Whether the punishment imposed on Mr. Vaiko is fair and proportionate?

12. The learned judge in her wisdom thought it fit to impose a simple imprisonment of one year when the maximum imprisonment can be for Life. In addition, the judge also imposed a fine of rupees ten thousand which was duly paid. The judge, in all fairness, suspended the sentence for a period of 30 days to enable Mr. Vaiko to file an appeal at the Madras High Court. Mr. Vaiko has duly filed the appeal and his sentence of imprisonment has been suspended by the Madras High Court. Just prior to the nomination of Mr. Vaiko to the Rajya Sabha by the DMK led political alliance, the learned trial judge pronounced the judgment. Had the judge imposed a sentence of at least two years, Mr. Vaiko would have been disqualified from membership of Parliament even before his election to the Rajya Sabha. In fact, section of people believes that even though the sentence is less than two years considering that offence proved is sedition, morally, Mr. Vaiko does not have a right to become a Member of Parliament of the same country against which he committed seditious act. Mercifully, for Mr. Vaiko and Tamil Nadu the Returning officer did not reject Vaiko’s nominations. Hence, a political crisis in Tamil Nadu was averted and Mr. Vaiko did not make any political capital out of his conviction. Nevertheless, I believe that leaders of political parties who have themselves been elected representatives several times, and are drawing a sumptuous parliamentary pension, should be treated on a different footing from a card-carrying Marxist - Leninist or an indoctrinated, brainwashed religious fundamentalist who is supporting foreign groups.  Mr. Vaiko did not repent his crime and he never sought leniency in punishment. Hence, the judge should have granted a minimum sentence of three years considering that Vaiko is a trained post graduate and an experienced politician who knows the laws of the land. The government of Tamil Nadu should file an appeal seeking enhancement of Mr. Vaiko’s punishment.

Comments

  1. Vaiko is considered first among political rabble rousers, and not a politician of any consequence or influence. Of course, he raises the bar in challenging Indian constitution, when the cause is very close to his heart, more vocal and often stepping on the lines. Other rabble rousers do the same for their respctive causes.

    A legal action against Vaiko is usually to set an example and notify the other rubble rousers to be warned of government's tolerance of nonsense.
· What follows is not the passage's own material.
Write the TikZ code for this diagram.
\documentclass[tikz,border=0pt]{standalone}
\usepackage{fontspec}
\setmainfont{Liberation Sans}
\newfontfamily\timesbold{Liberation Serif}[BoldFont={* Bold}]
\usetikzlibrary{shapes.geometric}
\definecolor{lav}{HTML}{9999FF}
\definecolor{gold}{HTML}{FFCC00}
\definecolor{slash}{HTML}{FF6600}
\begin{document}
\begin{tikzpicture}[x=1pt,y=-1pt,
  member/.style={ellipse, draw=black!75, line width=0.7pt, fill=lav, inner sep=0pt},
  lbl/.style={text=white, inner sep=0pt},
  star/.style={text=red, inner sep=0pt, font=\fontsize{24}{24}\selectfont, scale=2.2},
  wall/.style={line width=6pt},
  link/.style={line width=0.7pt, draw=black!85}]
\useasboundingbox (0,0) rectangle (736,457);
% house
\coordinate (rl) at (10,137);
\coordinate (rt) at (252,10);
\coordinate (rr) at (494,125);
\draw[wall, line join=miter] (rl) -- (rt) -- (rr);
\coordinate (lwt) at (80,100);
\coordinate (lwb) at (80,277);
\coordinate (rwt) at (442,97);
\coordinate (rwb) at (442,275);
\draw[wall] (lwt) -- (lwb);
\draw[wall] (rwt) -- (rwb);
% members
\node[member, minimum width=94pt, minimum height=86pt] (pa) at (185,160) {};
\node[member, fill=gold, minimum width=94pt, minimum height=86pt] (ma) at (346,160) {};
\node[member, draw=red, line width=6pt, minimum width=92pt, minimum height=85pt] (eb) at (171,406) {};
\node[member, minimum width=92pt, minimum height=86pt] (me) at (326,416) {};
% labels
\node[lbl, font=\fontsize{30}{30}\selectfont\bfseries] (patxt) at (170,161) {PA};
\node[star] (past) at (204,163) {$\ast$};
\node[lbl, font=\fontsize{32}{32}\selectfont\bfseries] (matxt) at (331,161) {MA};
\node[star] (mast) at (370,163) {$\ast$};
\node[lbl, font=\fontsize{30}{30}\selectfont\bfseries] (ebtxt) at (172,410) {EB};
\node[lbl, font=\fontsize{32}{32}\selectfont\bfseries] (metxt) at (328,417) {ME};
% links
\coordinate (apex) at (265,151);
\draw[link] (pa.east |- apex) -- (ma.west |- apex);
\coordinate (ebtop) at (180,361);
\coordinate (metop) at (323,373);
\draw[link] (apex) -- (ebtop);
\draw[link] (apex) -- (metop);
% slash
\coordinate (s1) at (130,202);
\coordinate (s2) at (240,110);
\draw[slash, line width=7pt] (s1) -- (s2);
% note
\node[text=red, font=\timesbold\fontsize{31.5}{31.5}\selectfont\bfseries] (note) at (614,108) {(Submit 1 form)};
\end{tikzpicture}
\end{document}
Jayalalitha kept Vaiko in (TADA?) custody for a long period, that kept all other rubble rousers in check for a long, long time.

    As far dropping charges under IPC 153, and minimum sentence to Vaiko, it appears that the intention is not to punish him, but only to keep folks of his ilk under control; the message is clear - government can handle someone of Vaiko's stature and you guys better behave.

    The author may agree with me that inspite of having a strong prosecution framework, Indian judicial system (both prosecutors and judges) is truly liberal in spirit. I think this is the way it should be, except in extraordinary circumstances.